TOORBUL, Australia – Humans don't have a monopoly on sexually transmitted infections.
Oysters get herpes; rabbits get syphilis; dolphins get genital warts. But chlamydia — a pared-down, single-celled bacterium that acts like a virus — has been especially successful, infecting everything from frogs to fish to parakeets. You might say chlamydia connects us all.
This shared susceptibility has led some scientists to argue that studying, and saving, koalas may be the key to developing a long-lasting cure for humans. "We can observe what the vaccine does under real conditions," said Peter Timms, a microbiologist at the University of Sunshine Coast in Queensland who has spent the past decade developing a chlamydia vaccine for koalas.
In koalas, chlamydia's ravages are extreme, leading to severe inflammation, massive cysts and scarring of the reproductive tract. But the bacteria responsible is still remarkably similar to the human one, thanks to chlamydia's tiny, highly conserved genome: It has just 900 active genes, far fewer than most infectious bacteria.

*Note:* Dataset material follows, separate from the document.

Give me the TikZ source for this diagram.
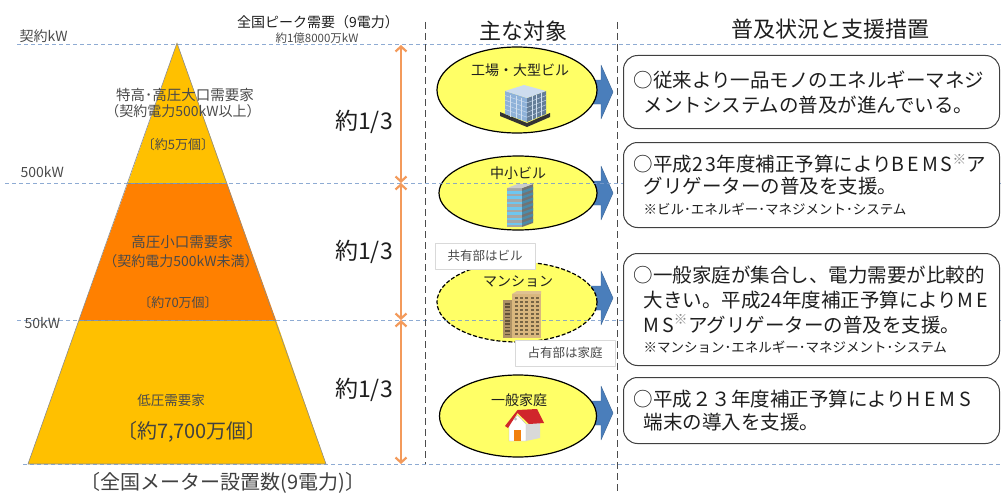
\documentclass[tikz,border=0pt]{standalone}
\usepackage{fontspec}
\setmainfont{Noto Sans CJK JP}
\usetikzlibrary{arrows.meta,shapes.geometric}
\definecolor{levelblue}{HTML}{7A9CCB}
\definecolor{peakgold}{HTML}{FFC000}
\definecolor{midorange}{HTML}{FF8000}
\definecolor{shareorange}{HTML}{F39A5B}
\definecolor{targetyellow}{HTML}{FFFF66}
\definecolor{pointblue}{HTML}{4A7EBB}
\definecolor{softtext}{HTML}{4A4A4A}
\definecolor{darktext}{HTML}{1E1E1E}
\definecolor{glassblue}{HTML}{8FB2D9}
\definecolor{stripeblue}{HTML}{6EC6F0}
\definecolor{flattan}{HTML}{D9B77E}
\definecolor{roofred}{HTML}{D0262B}
\newcommand{\pxsize}[2]{\fontsize{#1}{#2}\selectfont}
\newcommand{\refmark}{{\color{black!45}\textsuperscript{※}}}
\tikzset{
  level/.style={levelblue, line width=1pt, dash pattern=on 4pt off 3pt, opacity=0.85},
  colsep/.style={black!70, line width=1pt, dash pattern=on 7pt off 4pt},
  share/.style={{Straight Barb[length=5pt,width=11pt]}-{Straight Barb[length=5pt,width=11pt]}, shareorange, line width=2.2pt},
  layer/.style={draw=black!45, line width=0.6pt},
  target/.style={ellipse, draw=black, line width=1.2pt, fill=targetyellow, inner sep=0pt},
  measure/.style={draw=black!75, line width=1pt, fill=white, rounded corners=14pt, anchor=north west,
    text width=356pt, inner xsep=10pt, inner ysep=0pt, align=left, text=darktext, font=\pxsize{19.5}{25}},
  note/.style={draw=black!15, fill=white, text=softtext, font=\pxsize{12.5}{14}, minimum width=100pt, minimum height=26pt, inner sep=0pt},
  tier/.style={text=softtext, font=\pxsize{14.5}{17}},
  ratio/.style={text=darktext, font=\pxsize{23}{26}},
  head/.style={text=darktext, font=\pxsize{22}{26}},
  kind/.style={text=darktext, font=\pxsize{14}{16}},
}
\begin{document}
\begin{tikzpicture}[x=1pt,y=-1pt,line join=round]
\useasboundingbox (0,0) rectangle (1001,495);

% pyramid of contract classes
\fill[peakgold] (177,43) -- (227,183) -- (128,183) -- cycle;
\fill[midorange] (128,183) -- (227,183) -- (276,320) -- (79,320) -- cycle;
\fill[peakgold] (79,320) -- (276,320) -- (326,464) -- (28,464) -- cycle;
\draw[layer] (177,43) -- (326,464) -- (28,464) -- cycle;
\draw[layer] (128,183) -- (227,183) (79,320) -- (276,320);

% block arrows towards the measures (shaft hidden by the ellipses)
\foreach \y in {92,193,298,413}
  \fill[pointblue, draw=pointblue!80!black, line width=0.4pt]
    (586,\y-12) -- (601,\y-12) -- (601,\y-27) -- (613,\y) -- (601,\y+27) -- (601,\y+12) -- (586,\y+12) -- cycle;

% target groups
\node[target, minimum width=160pt, minimum height=86pt] (factory) at (517,90) {};
\node[target, minimum width=158pt, minimum height=74pt] (office) at (518,193) {};
\node[target, minimum width=160pt, minimum height=80pt, dash pattern=on 4pt off 2pt] (flats) at (517,302) {};
\node[target, minimum width=157pt, minimum height=82pt] (home) at (518,416) {};

% contract levels
\coordinate (top) at (401,45);
\coordinate (mid1) at (401,183);
\coordinate (mid2) at (401,320);
\coordinate (base) at (401,464);
\draw[level] (17,45) -- (1001,45);
\draw[level] (5,183) -- (1001,183);
\draw[level] (17,320) -- (1001,320);
\draw[level] (23,464) -- (1001,464);

% column separators
\draw[colsep] (425,22) -- (425,464);
\draw[colsep] (617,22) -- (617,495);

% shares of the peak demand
\draw[share] (top) -- (mid1);
\draw[share] (mid1) -- (mid2);
\draw[share] (mid2) -- (base);
\node[ratio] (ratioA) at (364,122) {約1/3};
\node[ratio] (ratioB) at (364,252) {約1/3};
\node[ratio] (ratioC) at (364,390) {約1/3};

% level labels
\node[tier, anchor=west, font=\pxsize{14}{16}] (kwlabel) at (16,36) {契約kW};
\node[tier, anchor=west, font=\pxsize{14}{16}] (kw500) at (17,172) {500kW};
\node[tier, anchor=west, font=\pxsize{14}{16}] (kw50) at (21,323) {50kW};
\node[text=darktext, font=\pxsize{14}{16}] (peak) at (318,22) {全国ピーク需要（9電力）};
\node[tier, font=\pxsize{11.5}{13}] (peakvalue) at (317,38) {約1億8000万kW};

% tiers
\node[tier] (toptier) at (185,95) {特高･高圧大口需要家};
\node[tier, font=\pxsize{14}{16}] (toplimit) at (183,111) {（契約電力500kW以上）};
\node[tier, font=\pxsize{13}{15}] (topcount) at (178,145) {〔約5万個〕};
\node[tier] (midtier) at (182,242) {高圧小口需要家};
\node[tier, font=\pxsize{14}{16}] (midlimit) at (181,261) {（契約電力500kW未満）};
\node[tier, font=\pxsize{13}{15}] (midcount) at (178,303) {〔約70万個〕};
\node[tier, font=\pxsize{13.5}{15}] (lowtier) at (171,400) {低圧需要家};
\node[tier, font=\pxsize{20}{22}, text=darktext!85] (lowcount) at (192,432) {〔約7,700万個〕};
\node[text=darktext!85, font=\pxsize{20}{22}] (metercount) at (223,483) {〔全国メーター設置数(9電力)〕};

% column heads
\node[head] (targethead) at (523,31) {主な対象};
\node[head] (measurehead) at (830,29) {普及状況と支援措置};

% target names
\node[kind] (factorytext) at (520,70) {工場・大型ビル};
\node[kind] (officetext) at (518,173) {中小ビル};
\node[kind] (flatstext) at (518,282) {マンション};
\node[kind] (hometext) at (519,400) {一般家庭};

% glass office block
\fill[black!80] (500,116) -- (527,127) -- (550,117) -- (550,113) -- (527,123) -- (500,112) -- cycle;
\fill[glassblue] (505,91) -- (527,98) -- (527,122) -- (505,114) -- cycle;
\fill[glassblue!70!black] (527,98) -- (546,91) -- (546,114) -- (527,122) -- cycle;
\fill[glassblue!45] (505,91) -- (524,85) -- (546,91) -- (527,98) -- cycle;
\foreach \k in {1,...,4} {
  \draw[white!60!glassblue, line width=0.4pt] (505,91+4.6*\k) -- (527,98+4.8*\k) -- (546,91+4.6*\k);
}
\foreach \k in {1,2,3} {
  \draw[white!60!glassblue, line width=0.4pt] (505+5.5*\k,92.8+1.7*\k) -- (505+5.5*\k,114.8+1.8*\k);
  \draw[white!60!glassblue, line width=0.4pt] (527+4.75*\k,98-1.75*\k) -- (527+4.75*\k,122-2*\k);
}

% small office tower
\fill[black!35] (507,188) rectangle (522,227);
\fill[black!55] (522,188) -- (533,184) -- (533,223) -- (522,227) -- cycle;
\fill[black!20] (507,188) -- (518,184) -- (533,184) -- (522,188) -- cycle;
\foreach \k in {0,...,6} {
  \fill[stripeblue] (507,191+5.3*\k) rectangle (522,193.6+5.3*\k);
  \fill[stripeblue!70!black] (522,191+5.3*\k) -- (533,187+5.3*\k) -- (533,189.6+5.3*\k) -- (522,193.6+5.3*\k) -- cycle;
}

% apartment blocks
\fill[flattan!80!black] (503,300) rectangle (518,338);
\fill[flattan] (512,294) rectangle (541,338);
\fill[flattan!85!white] (512,294) -- (517,291) -- (541,291) -- (541,294) -- cycle;
\foreach \r in {0,...,9} {
  \foreach \c in {0,...,4}
    \fill[flattan!55!black] (515+5.2*\c,297+4*\r) rectangle (518+5.2*\c,299+4*\r);
  \fill[flattan!45!black] (505,303+3.4*\r) rectangle (510,304.6+3.4*\r);
}

% detached house
\fill[black!15] (526,424) -- (540,422) -- (540,438) -- (526,441) -- cycle;
\fill[white, draw=black!30, line width=0.3pt] (509,424) -- (517.5,415) -- (526,424) -- (526,441) -- (509,441) -- cycle;
\fill[roofred] (505,426) -- (517.5,410) -- (537,409) -- (544,423) -- (529,424) -- (517.5,413) -- (508,428) -- cycle;
\fill[orange!80!brown] (514,430) rectangle (521,441);
\fill[black!25] (515.5,419) circle (1.6pt);

% shared and private parts
\node[note, anchor=north west] (sharednote) at (435,243) {共有部はビル};
\node[note, anchor=north west] (privatenote) at (515,340) {占有部は家庭};

% measures
\node[measure, minimum height=73pt] (bigmeasure) at (623,55)
  {○従来より一品モノのエネルギーマネジ\\\hspace*{10pt}メントシステムの普及が進んでいる。};
\node[measure, minimum height=85pt] (officemeasure) at (623,142)
  {○平成2\kern3pt3年度補正予算によりB\kern3pt E\kern3pt M\kern3pt S\refmark ア\\[-3pt]
   \hspace*{10pt}グリゲーターの普及を支援。\\[-4pt]
   \hspace*{10pt}{\pxsize{13.5}{15}※ビル･エネルギー･マネジメント･システム}};
\node[measure, minimum height=112pt] (flatsmeasure) at (623,253)
  {○一般家庭が集合し、電力需要が比較的\\
   \hspace*{10pt}大きい。平成24年度補正予算によりM\kern3pt E\\
   \hspace*{10pt}M\kern3pt S\refmark アグリゲーターの普及を支援。\\[-5pt]
   \hspace*{10pt}{\pxsize{13.5}{15}※マンション･エネルギー･マネジメント･システム}};
\node[measure, minimum height=66pt] (homemeasure) at (623,377)
  {○平成２３年度補正予算によりH\kern4pt E\kern4pt M\kern4pt S\\[-2pt]\hspace*{10pt}端末の導入を支援。};
\end{tikzpicture}
\end{document}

Because of these similarities, the vaccine trials that Timms and Endeavour Veterinary Ecology, a wildlife consulting company, are running in wild kaoalas may offer valuable clues for researchers who are developing a human vaccine.
Chlamydia is the most common sexually transmitted infection worldwide, with 131 million new cases reported each year. In the U.S., 1 in 10 sexually active teenagers is infected, said Dr. Toni Darville, chief of the division of pediatric infectious diseases at the University of North Carolina.
Antibiotics exist, but they are not enough to solve the problem, Darville said. That's because chlamydia is a "stealth organism," producing few symptoms and often going undetected for years.
In 2019, Darville and her colleagues received a multiyear, $10.7 million grant from the National Institute of Allergy and Infectious Diseases to develop a vaccine. The ideal package would combine a chlamydia and gonorrhea vaccine with the HPV vaccine already given to most preteenagers.